Monday, March 21, 2011

Water, Water Everywhere...


I heard this morning that there are 116 Native communities without a safe source of drinking water. It's difficult to believe that in our advanced and comparitively wealthy country there are what amounts to third-world poverty.

Our Sunday School is raising money for a Ryan's Well project in Africa during the season of Lent and it has my full endorsement. But I know they attempted to find a project in Canada to no avail. It seems crazy that the need exists here, but there is so little will to address it, or structure to allow concerned Canadians to make contributions.

I am in conversation with Frontiers Foundation, an organization started by Rev. Charles Catto, a United Church minister. Frontiers Foundations builds houses in Native communities across the country and trains and employs young people on the reserves to do so. I'm talking with Charles in the hope that we can contribute to a water project with money left to St. Paul's for outreach.
Were you aware of the miserable conditions regarding water in Native communities? Why don't we have the will to make this better? Do you support St. Paul's involvement in a project?

7 comments:

Laurie said...

These miserable conditions have been around for a long time. People close their eyes,(poverty happens in some other country, NOT in Canada). I support St.Paul's in helping get water to a community, there is also book drives (they collect books for northern schools),(collections for vitamins, etc).

IanD said...

I'd be on board for that. Laurie's right too: we've all too often turned a blind eye to the problems in our own backyard.

Laurie said...

Check out
" Project Blue - Roots & Shoots Canada Water Campaign"

roger said...

I absolutely support St. Paul's in this initiative.

I lived for two years on a northern reserve in Saskatchewan and we relied on a truck to deliver water to our house. It would pump hundreds of litres of water into a huge tank in the basement. It would last a few days, and depending on the sobriety of the guy who supplied the water, we could be without water for a few days. There were days I had to carry buckets of water from the police station to my house. That said, the water had to be boiled first before we could drink it.

My current travels to aboriginal communities throughout Ontario are a constant reminder of the huge disparity between their communities and my own.

We take so much for granted.

Nancy said...

I support what the Sunday School are doing re the water project. Thanks Laurie for the info on Project Blue, I can use some of that at school with our environmental club!

I just heard a report on the CBC afternoon program about a survey of Canadians and their use of water. I was blown away on the number who confessed that they flush garbage down the toilet!! I can't believe that! The toilet is the largest consumer of water in our homes, according to this report.

It's not just Native communities who suffer. I know of a community in Northern Ontario which just spent millions of dollars on a new water filtration system and yet there are pockets of residents who are still on a boil water advisory!
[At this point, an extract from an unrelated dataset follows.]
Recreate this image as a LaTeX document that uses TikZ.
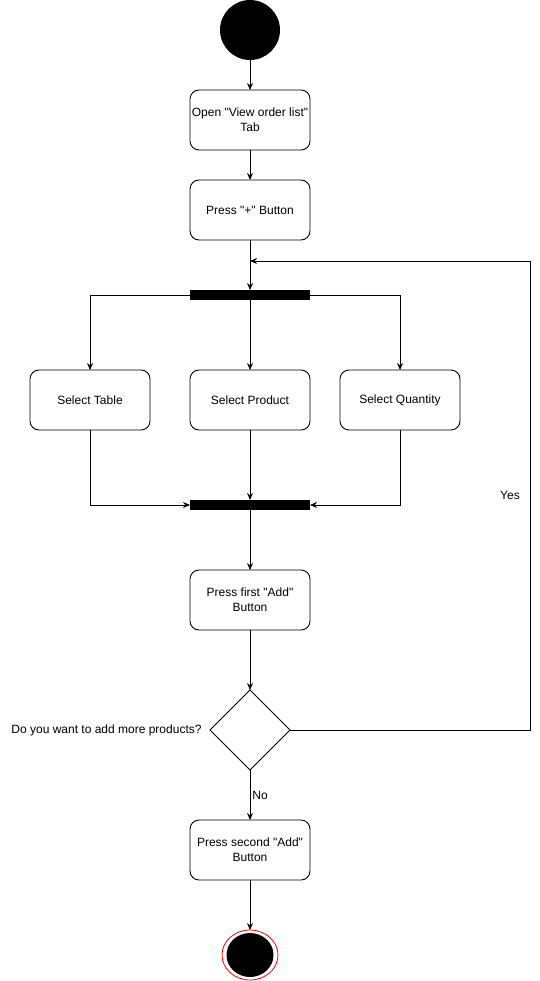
\documentclass[tikz,border=0pt]{standalone}
\usepackage{fontspec}
\setmainfont{Liberation Sans}[Ligatures=TeXOff]
\usetikzlibrary{positioning,shapes.geometric,arrows.meta}

\tikzset{
  action/.style={draw, rounded corners=9pt, minimum width=120pt, minimum height=60pt, align=center, inner sep=0pt, outer sep=0pt},
  syncbar/.style={fill=black, minimum width=120pt, minimum height=10pt, inner sep=0pt, outer sep=0pt},
  startdot/.style={circle, fill=black, minimum size=60pt, inner sep=0pt, outer sep=0pt},
  endring/.style={ellipse, draw=red, line width=0.8pt, minimum width=56pt, minimum height=50pt, inner sep=0pt, outer sep=0pt},
  endcore/.style={ellipse, fill=black, minimum width=47pt, minimum height=44pt, inner sep=0pt},
  choice/.style={diamond, draw, aspect=1, minimum width=80pt, minimum height=80pt, inner sep=0pt, outer sep=0pt},
  flow/.style={-{Stealth[length=7pt,width=6pt]}}
}

\begin{document}
\begin{tikzpicture}[x=1pt, y=-1pt, line width=0.9pt, node distance=30pt, font=\fontsize{12}{15}\selectfont]
\useasboundingbox (0,0) rectangle (539,981);
% nodes
\node[startdot] (init) at (250,30) {};
\node[action, below=of init] (openlist) {Open "View order list"\\Tab};
\node[action, below=of openlist] (pressplus) {Press "+" Button};
\node[syncbar, below=50pt of pressplus] (fork) {};
\node[action, below=70pt of fork] (product) {Select Product};
\node[action, left=40pt of product] (table) {Select Table};
\node[action, right=30pt of product] (quantity) {Select Quantity};
\node[syncbar, below=70pt of product] (join) {};
\node[action, below=60pt of join] (firstadd) {Press first "Add"\\Button};
\node[choice, below=60pt of firstadd] (decide) {};
\node[left=7pt of decide, inner sep=1pt] (question) {Do you want to add more products?};
\node[action, below=50pt of decide] (secondadd) {Press second "Add"\\Button};
\node[endring, below=50pt of secondadd] (final) {};
\node[endcore] (finalcore) at (final) {};
\node (yes) at (510,495) {Yes};
\coordinate (loopin) at (250,261);
% edges
\draw[flow] (init) -- (openlist);
\draw[flow] (openlist) -- (pressplus);
\draw[flow] (pressplus) -- (fork);
\draw[flow] (fork.west) -| (table);
\draw[flow] (fork) -- (product);
\draw[flow] (fork.east) -| (quantity);
\draw[flow] (table) |- (join.west);
\draw[flow] (product) -- (join);
\draw[flow] (quantity) |- (join.east);
\draw[flow] (join) -- (firstadd);
\draw[flow] (firstadd) -- (decide);
\draw[flow] (decide.east) -- ++(240,0) |- (loopin);
\draw[flow] (decide) -- node[right, inner sep=2pt] (no) {No} (secondadd);
\draw[flow] (secondadd) -- (final);
\end{tikzpicture}
\end{document}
This isn't on a reserve, beside one yes, but not on it. Yet, my parents who live on the lake in that community, pump their water from the lake, through an infrared light and their water always comes back as fine for drinking. Makes one wonder.....

Laura said...

Thanks for sharing your experience Johnny....I might share it with the Sunday school gang( short the drunken delivery man) if that's okay?

Jane Goodall's site has great info, Laurie. The part I still can't figure out is why there is so much info on Canadian water disparities and yet the projects being worked on by these organizations seem to all be in developping countries. Will keep digging, though.

I don't know if anyone else has noticed this, but since we began talking about water with the kids in January, I have noticed water stories everywhere including a ROM display advertised, RBC's Blue Water Project ($50 million in community grants available) and this weekend's Globe had a good publication by York Region on innovative water strategies.
Hopefully a broader and better understanding is growing on this topic for Canadians.
I know our hope in Sunday School is to help Ryan's Well(founded by a 6 year old Canadian boy) build wells but also to realize and understand our role as Christian stewards as we use water/products everyday.
PS Did you know the average American's water footprint is 1800 gallons per day?...yikes!

David Mundy said...

These are such worthwhile comments,links, observations, personal reflections. Thank you all for enriching my original posting.